Molte specie animali si aggregano in fitte colonie e i loro modo di gestire lo spazio fornisce indizi su come quest'ultime sono influenzate da vari fattori ecologici, tra cui predazione, regolazione della temperatura o trasmissione di malattie. Per molti animali è per esempio vantaggioso vivere vicini agli altri conservando però una certa indipendenza. Pensiamo ai pinguini e ad altri uccelli, soprattutto marini, che si riuniscono in grosse colonie per nidificare lungo le coste.
Anche alcuni mammiferi marini fanno la stessa cosa: i pinnipedi (foche, otarie, trichechi), infatti, si danno appuntamento per partorire e allevare i loro cuccioli lungo tratti di spiaggia. A tal proposito, un team di ricercatori ha scoperto che gli esemplari di foca comune (Phoca vitulina) tendono però a distanziarsi maggiormente rispetto a quelli di foca grigia (Halichoerus grypus) per ridurre il rischio di malattie. I risultati dello studio sono stati pubblicati sulla rivista Royal Society Open Science.

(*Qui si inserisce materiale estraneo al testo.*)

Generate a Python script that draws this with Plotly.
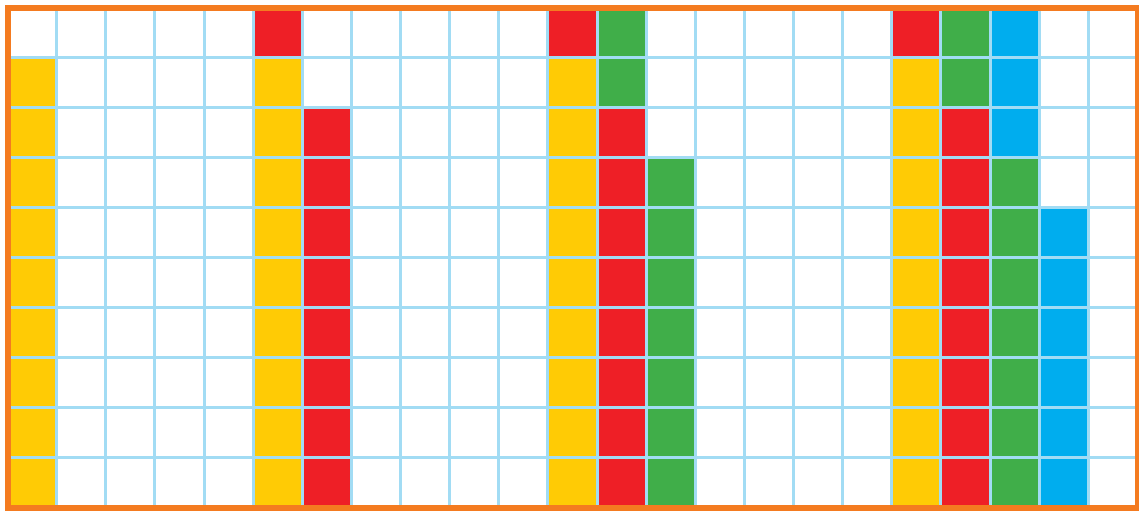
import plotly.graph_objects as go

N_ROWS = 10
N_COLS = 23

# Cell codes per column, top row first (W=white, Y=yellow, R=red, G=green, B=blue)
col_00 = list("WYYYYYYYYY")
col_05 = list("RYYYYYYYYY")
col_06 = list("WWRRRRRRRR")
col_11 = list("RYYYYYYYYY")
col_12 = list("GGRRRRRRRR")
col_13 = list("WWWGGGGGGG")
col_18 = list("RYYYYYYYYY")
col_19 = list("GGRRRRRRRR")
col_20 = list("BBBGGGGGGG")
col_21 = list("WWWWBBBBBB")

filled_columns = {0: col_00, 5: col_05, 6: col_06, 11: col_11, 12: col_12,
                  13: col_13, 18: col_18, 19: col_19, 20: col_20, 21: col_21}

codes = ["W", "Y", "R", "G", "B"]
palette = ["#FFFFFF", "#FFCB05", "#EE1F26", "#40AE49", "#00ADEE"]

z = [[0] * N_COLS for _ in range(N_ROWS)]
for c, cells in filled_columns.items():
    for r, code in enumerate(cells):
        z[r][c] = codes.index(code)

n = len(codes)
colorscale = []
for i, col in enumerate(palette):
    colorscale.append([i / n, col])
    colorscale.append([(i + 1) / n, col])

fig = go.Figure(go.Heatmap(
    z=z,
    x=list(range(N_COLS)),
    y=list(range(N_ROWS)),
    zmin=-0.5, zmax=n - 0.5,
    colorscale=colorscale,
    showscale=False,
    xgap=3, ygap=3,
    hoverinfo="skip",
))

fig.add_shape(type="rect", xref="paper", yref="paper", x0=0, x1=1, y0=0, y1=1,
              line=dict(color="#F47B20", width=6), fillcolor="rgba(0,0,0,0)")

fig.update_xaxes(range=[-0.5, N_COLS - 0.5], showgrid=False, zeroline=False,
                 showticklabels=False, ticks="", showline=False)
fig.update_yaxes(range=[N_ROWS - 0.5, -0.5], showgrid=False, zeroline=False,
                 showticklabels=False, ticks="", showline=False)

fig.update_layout(
    width=1139, height=512,
    margin=dict(l=8, r=1, t=8, b=4),
    plot_bgcolor="#A2DCF4",
    paper_bgcolor="#FFFFFF",
    showlegend=False,
)

fig.write_html("out.html", config={"displayModeBar": False},
               post_script="document.body.style.margin='0px';")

Nel corso della recente pandemia globale, l'umanità ha acquisito familiarità con l'idea del distanziamento sociale che consisteva nel mantenimento di un certo spazio tra un individuo e l'altro per ridurre le possibilità di diffusione del virus. In questa nuova ricerca, il team di ricercatori si è chiesto se alcune specie oceaniche attuassero strategie simili. Per scoprirlo, si è avventurato sulle rive del Mare di Wadden olandese, nella parte sud-orientale del Mare del Nord, per studiare il comportamento delle foche.
Tali coste sono frequentate principalmente da due specie: la foca comune e la foca grigia. Utilizzando immagini aeree, i ricercatori hanno quindi esaminato i modelli di distribuzione delle colonie sulla terraferma e hanno notato che le foche grigie tendono a riunirsi a una certa distanza dalla riva, mentre le foche comuni preferiscono restare nelle vicinanze dell'acqua. Hanno anche scoperto che quest'ultime mantengono circa il doppio della distanza l'una dall'altra rispetto alle foche grigie.
Poiché in natura nulla avviene per caso, i ricercatori hanno voluto far luce su tale differenza comportamentale e hanno scoperto che le foche comuni tendono a cadere vittime di epidemie di cimurro delle focene (PDV), un virus che colpisce i pinnipedi, in particolare le foche, i cui segni clinici dell’infezione comprendono difficoltà respiratorie, febbre e sintomi nervosi. L'infezione in questione è molto pericolosa perché al livello respiratorio crea danni talmente tanto gravi da impedire alle foche di immergersi in acqua. Inoltre, le femmine infette durante la gravidanza tendono ad abortire.
Nel corso degli ultimi 30 anni, le foche comuni hanno affrontato già due epidemie causate dal PDV che hanno comportato un drammatico declino delle loro popolazioni. Le foche grigie, invece, non sono state colpite così pesantemente, perché generalmente sopravvivono a tali infezioni. Considerato ciò, il team di ricercatori ipotizza che il motivo per il quale gli individui di foche comuni siano così tanto distanziati gli uni dagli altri rifletta una forma di allontanamento sociale avente lo scopo di ridurre le possibilità di infezione durante le epidemie.
Il contagio avviene infatti tramite le vie respiratorie ed essudati orali, respiratori e oculari, ma viene favorito anche dal cambiamento climatico. L'aumento delle temperature sta causando lo scioglimento dei ghiacci rimuovendo, così, barriere fisiche che un tempo impedivano il contatto tra specie diverse. Inoltre, la perdita di ghiaccio favorisce lo spostamento dei grossi mammiferi marini, foche comprese, intenti a cercare nuovi habitat.
In questo modo si sono aperti nuovi corridoi ecologici che hanno facilitato il contatto tra foche di specie diverse diffondendo malattie infettive, PDV compreso. È evidente che la situazione è estremamente rischiosa e che, come al solito, anche in questo caso la causa del problema è legata alle attività umane. È bene muoversi il prima possibile per limitare i danni e panificare piani di gestione efficaci atti alla conservazione della foca comune e di tutti i pinnipedi a rischio. Solo in questo modo si può sperare di proteggere questi splendidi animali da nuove epidemie.